Llegó el momento supremo. ¿Y qué nos encontramos? Pues que no hay un peso en el presupuesto para reparar a las víctimas.
Hay un momento de la verdad en los toros, que es en el que el matador se lanza sobre el morrillo de la fiera para clavarle el estoque. Lo demás es arte introductorio, preparativos, aproximaciones. En la administración pública también se da ese instante de las verdades. Quedan atrás los discursos, la retórica, los ensayos. El Estado dice con cuánto dinero acomete el empeño. “El proyecto de ley de apropiaciones deberá contener la totalidad de los gastos que el Estado pretenda realizar durante la vigencia fiscal respectiva” (Art. 347 de la Constitución).
Hecha esa advertencia preliminar, vamos al ruedo. Nos opusimos con todas nuestras fuerzas a la Ley de Víctimas y Tierras, la mayor locura nunca acometida en Colombia, dijimos.
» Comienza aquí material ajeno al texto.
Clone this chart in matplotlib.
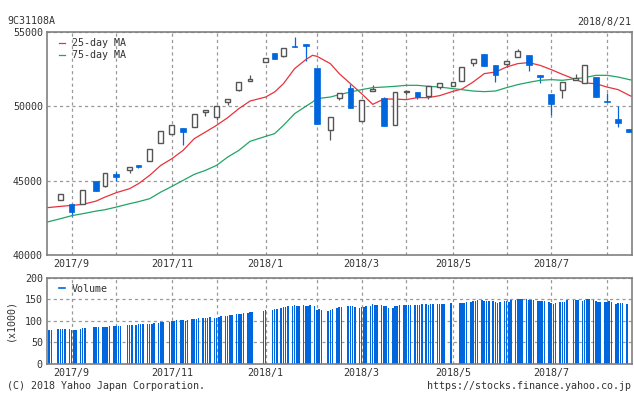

Una intención hermosa que nos sepultaría a todos, agregamos. Un esfuerzo sin antecedentes, porque nadie se sintió con fuerzas, y sobre todo con dinero, para emprenderlo. Todo en vano. Con banda de música, alocución presidencial, abrazos emocionados de los concurrentes, se lanzó el proyecto. Y se lo sancionó Ley con el mayor despliegue publicitario de que se tenga noticia. Hasta el bueno de Ban Ki-moon terminó por acompañar la comitiva y aplaudir tan buen corazón como el que teníamos.
Después nos dedicamos a preguntar cuánto valía obra tan bella. En vano. Los ponentes de la Ley la recomendaron sin detenerse en el detalle. Los jefes de los partidos políticos que la respaldaron no estudiaron ese menudo asunto. Y el Gobierno, válganos Dios, tampoco sabía nada. De nuestro lado, insistíamos en que la sola reparación administrativa, dispuesta en veinte millones de pesos por víctima, alcanzaría para dejar quebradas varias generaciones.
El Gobierno, ante la inminencia del desastre, tomó providencias inocuas para evitarlo. Como la de declarar que la Ley se cumpliría de acuerdo con las disponibilidades fiscales. Como si a una víctima reconocida en un fallo judicial se le pudiera hacer ese garboso pase torero. Y como el de declarar que el cumplimiento de la Ley se haría en un horizonte de diez años. No se pueden pagar indemnizaciones por décimas partes, ni se pueden dividir las víctimas en diez grupos, de menos a más pacientes. De todos modos, si como en el más conservador de los cálculos el pago de esa reparación vale cuarenta billones de pesos, cada presupuesto anual tendría la aspiración, ya inconstitucional por limitada, de contener solo cuatro billones para reparar víctimas.
Llegó el momento supremo. El de la Ley de Apropiaciones, esa que debe contener la totalidad de los gastos del período 2012. Todo era expectativa nuestra. Teníamos el corazón en el puño, como suele decirse. ¿Y qué nos encontramos? Pues que no hay un peso en el presupuesto para reparar a las víctimas. Todo fue música. Todo se fue en oraciones laudatorias. Todo en emociones desbordadas. En plata blanca, no sabemos por qué se la llama así, no hay un maravedí, para seguir con casticismos, dispuesto para tan piadoso propósito.
A nadie se le ocurrirá pensar que al Ministro de Hacienda, hombre tan ponderado e ilustrado, se le pasara por alto la cuestión. Es que de la mejor buena fe creyó que todo seguiría en plan de discursos inofensivos, de profundos pensamientos, de filosóficas reflexiones.
Con las leyes no pasa semejante cosa. Lo único que puede haber gratis en ellas son las motivaciones. Lo demás es con dinero. Y dinero es lo que le quedó faltando a la Ley de Víctimas y Tierras.
O al presupuesto le ponemos para este rubro un puñado de billones, sacados de quién sabe dónde, o haremos el más colosal ridículo. No andábamos errados. Tanta locura no podía ser cierta. Y por eso la rebajaron a mala pantomima. Tal vez el mundo, ayer tan admirado, no quiera tolerarla. Y las víctimas, tan esperanzadas, tampoco.